Information provided:

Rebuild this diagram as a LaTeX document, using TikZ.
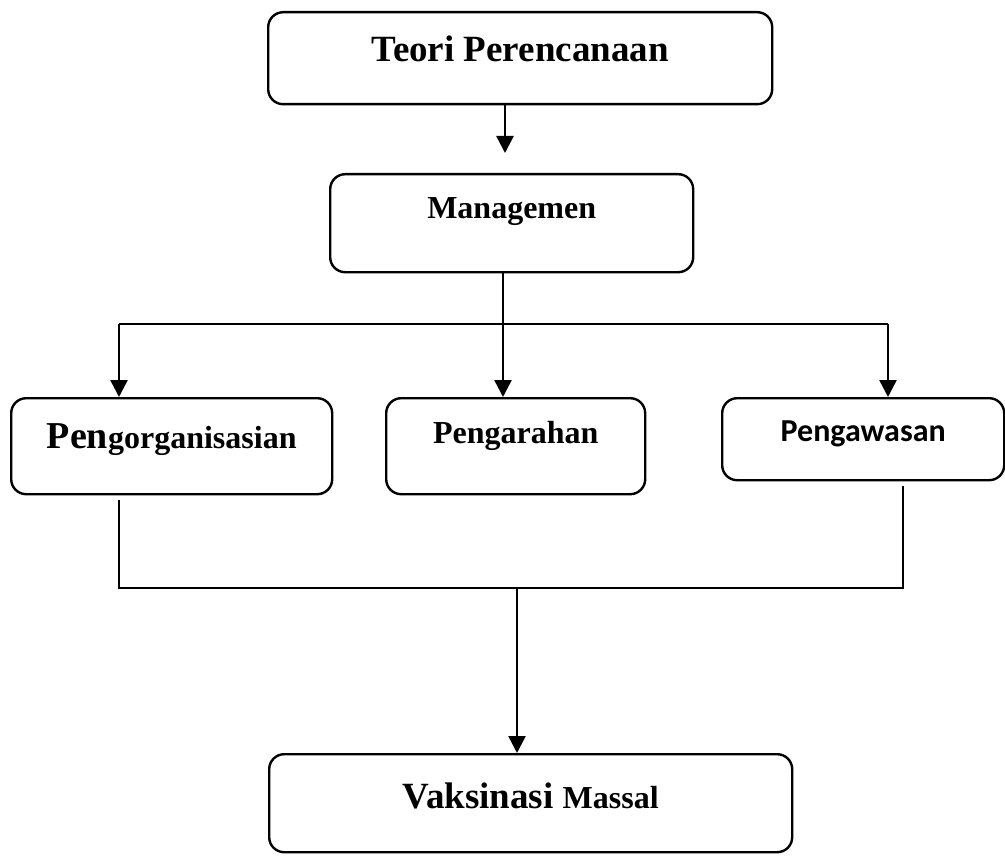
\documentclass[tikz,border=0pt]{standalone}
\usepackage{fontspec}
\setmainfont{Liberation Serif}
\newfontfamily\calibri{Carlito}
\usetikzlibrary{arrows.meta,calc}
\tikzset{
  box/.style={draw, line width=2.4pt, rounded corners=15pt, inner sep=0pt, anchor=north west, font=\bfseries},
  conn/.style={line width=2.5pt},
  arr/.style={conn, -{Triangle[length=17pt,width=17pt]}}
}
\newcommand{\fsz}[1]{\fontsize{#1}{#1}\selectfont}
\begin{document}
\begin{tikzpicture}[x=1pt,y=-1pt]
\useasboundingbox (0,0) rectangle (1005,856);
% boxes
\node[box, minimum width=504pt, text height=49pt, text depth=43pt] (teori) at (267,11) {\fsz{37}Teori Perencanaan};
\node[box, minimum width=363pt, text height=44pt, text depth=54pt] (mgmt) at (329,173) {\fsz{32}Managemen};
\node[box, minimum width=321pt, text height=50pt, text depth=46pt] (org) at (10,397) {{\fsz{38}Pen}{\fsz{32}gorganisasian}};
\node[box, minimum width=259pt, text height=45pt, text depth=51pt] (arah) at (385,397) {\fsz{32}Pengarahan};
\node[box, minimum width=282pt, text height=43pt, text depth=39pt] (awas) at (721,397) {\calibri\fsz{32}Pengawasan};
\node[box, minimum width=523pt, text height=54pt, text depth=44pt] (vaks) at (268,753) {{\fsz{37}Vaksinasi }{\fsz{32}Massal}};
% coordinates
\coordinate (a1) at (505,153);
\coordinate (mx) at (503,324);
\coordinate (hl) at (119,324);
\coordinate (hr) at (888,324);
\coordinate (b1) at (119,588);
\coordinate (b2) at (903,588);
\coordinate (bm) at (517,588);
% connectors
\draw[arr] (teori.south -| a1) -- (a1);
\draw[arr] (mgmt.south -| mx) -- (arah.north -| mx);
\draw[conn] (hl) -- (hr);
\draw[arr] (hl) -- (org.north -| hl);
\draw[arr] (hr) -- (awas.north -| hr);
\draw[conn] ($(org.south -| b1)+(0,5)$) -- (b1) -- (b2) -- ($(awas.south -| b2)+(0,5)$);
\draw[arr] (bm) -- (vaks.north -| bm);
\end{tikzpicture}
\end{document}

Task directions: Quote the material in full and exactly; do not carry over its pictures.

Task response:
Rebuild this diagram as a LaTeX document, using TikZ.
\documentclass[tikz,border=0pt]{standalone}
\usepackage{fontspec}
\setmainfont{Liberation Serif}
\newfontfamily\calibri{Carlito}
\usetikzlibrary{arrows.meta,calc}
\tikzset{
  box/.style={draw, line width=2.4pt, rounded corners=15pt, inner sep=0pt, anchor=north west, font=\bfseries},
  conn/.style={line width=2.5pt},
  arr/.style={conn, -{Triangle[length=17pt,width=17pt]}}
}
\newcommand{\fsz}[1]{\fontsize{#1}{#1}\selectfont}
\begin{document}
\begin{tikzpicture}[x=1pt,y=-1pt]
\useasboundingbox (0,0) rectangle (1005,856);
% boxes
\node[box, minimum width=504pt, text height=49pt, text depth=43pt] (teori) at (267,11) {\fsz{37}Teori Perencanaan};
\node[box, minimum width=363pt, text height=44pt, text depth=54pt] (mgmt) at (329,173) {\fsz{32}Managemen};
\node[box, minimum width=321pt, text height=50pt, text depth=46pt] (org) at (10,397) {{\fsz{38}Pen}{\fsz{32}gorganisasian}};
\node[box, minimum width=259pt, text height=45pt, text depth=51pt] (arah) at (385,397) {\fsz{32}Pengarahan};
\node[box, minimum width=282pt, text height=43pt, text depth=39pt] (awas) at (721,397) {\calibri\fsz{32}Pengawasan};
\node[box, minimum width=523pt, text height=54pt, text depth=44pt] (vaks) at (268,753) {{\fsz{37}Vaksinasi }{\fsz{32}Massal}};
% coordinates
\coordinate (a1) at (505,153);
\coordinate (mx) at (503,324);
\coordinate (hl) at (119,324);
\coordinate (hr) at (888,324);
\coordinate (b1) at (119,588);
\coordinate (b2) at (903,588);
\coordinate (bm) at (517,588);
% connectors
\draw[arr] (teori.south -| a1) -- (a1);
\draw[arr] (mgmt.south -| mx) -- (arah.north -| mx);
\draw[conn] (hl) -- (hr);
\draw[arr] (hl) -- (org.north -| hl);
\draw[arr] (hr) -- (awas.north -| hr);
\draw[conn] ($(org.south -| b1)+(0,5)$) -- (b1) -- (b2) -- ($(awas.south -| b2)+(0,5)$);
\draw[arr] (bm) -- (vaks.north -| bm);
\end{tikzpicture}
\end{document}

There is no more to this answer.